Given that both transactions were conveyancing matters, one was a cash purchase, funds came from abroad and involved third parties, we would have expected further scrutiny on the source of funds in these matters. All these features are highlighted as a high risk for money laundering in our sectoral risk assessment.

It is essential to not only obtain documentation on source of funds, but also to assess whether the information provided aligns with the documents received. This will help to identify inconsistencies, unusual sources, or complex financial arrangements that may be indicative of criminal behaviour.

Scrutiny of source of funds and or source of wealth documents allows you to assess whether your understanding of the source of funds is consistent with your client's/ relevant party's profile and the nature of the transaction. For instance, where a client states that funds will come from regular savings, supporting evidence such as bank statements showing consistent salary or rental income being used for savings can confirm this claim. Conversely, an absence of such patterns may warrant further enquiries.

To support fee earners, we have developed a source of funds and source of wealth form to assist with scrutinising the source of funds and wealth. It is designed to assist in the assessment and recording of relevant information when working on a file and to ensure ongoing monitoring of the source of funds is carried out.

Case study two – conveyancing purchase

In an AML desk-based review conducted in October 2023 by the AML Proactive Supervision team, source of funds concerns was identified on four files. The files concerned conveyancing purchase matters.

On two of the files, evidence of source of funds obtained, namely bank statements showed that the clients did not have sufficient funds in their bank accounts to complete the transaction. For example, on one file the client contributed £25,000 towards the transaction. However, the evidence of source of funds showed that the client had a balance of £500 in their bank account five months before the transaction completed.

A third file concerned the cash purchase of a property by two individuals living abroad. The firm provided bank statements which showed that £65,000 was paid into the client's UK bank from abroad along with a cheque for £115,279.87. The source of the cheque was unclear. No enquiries had been made by the firm as to the source of any of these funds.

On the fourth file, the client's parent provided a gift of £29,500 towards the deposit. While the firm obtained a bank statement showing the parent had sufficient funds, it did not enquire about the origin of the funds.

The matter was referred to the AML Investigation team for formal investigation. The firm was invited to explain why, in those cases, source of funds checks was not considered necessary.

In response, the firm suggested that individuals at the firm had longstanding relationships with two of the clients and that the funds came from UK banks in all transactions.

The AML Investigation team found that insufficient source of funds checks had been carried out on the four files.

The firm provided three additional files to the AML Investigation Officer to demonstrate the new measures the firm had put in place following its engagement with the AML Proactive Supervision team. The AML Investigation Officer found that one of the three files did not have sufficient source of funds checks.

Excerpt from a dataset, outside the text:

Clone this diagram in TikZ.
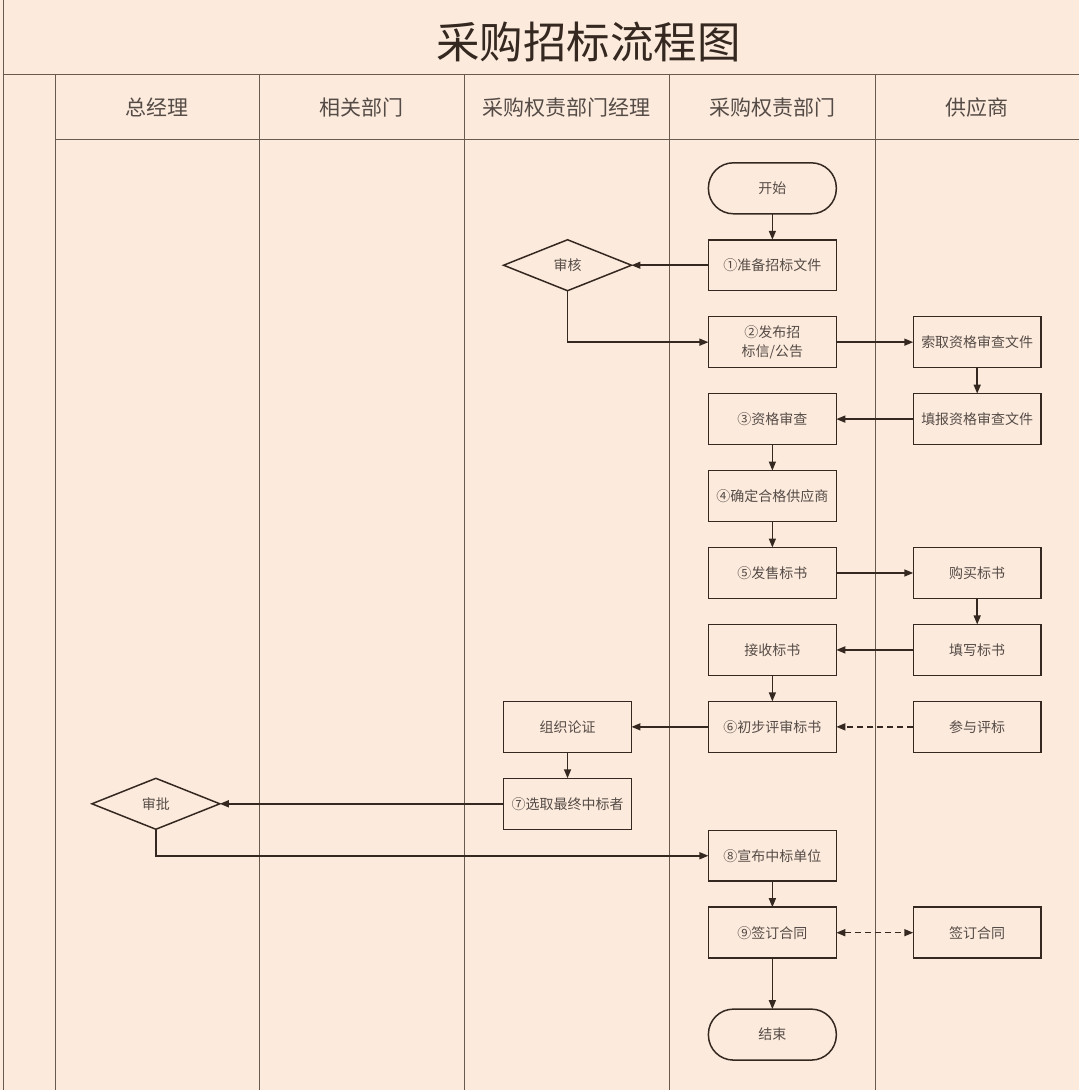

The case was heard before SRA Adjudicators in January 2025. The Adjudicators decided that the firm had failed to ensure that adequate measures were taken to establish the source of funds, contrary to Regulation 28(11)(a) of the MLR 2017 in the matters set out above.

The Adjudicators concluded that ‘it is imperative in each case that the firm is able to demonstrate the source of all the funds in order to guard against exploitation for money laundering and terrorist financing'.

What we expect

Given that all the transactions were conveyancing matters and some involving high risk factors as set out in our sectoral risk assessment such as cash, funds from abroad and third-party funds, we would have expected further scrutiny on the source of funds in these matters.

Further, there is no provision in the MLR 2017 for waiving the requirement to check source of funds because of longstanding personal or professional relationships or where funds come from a UK bank.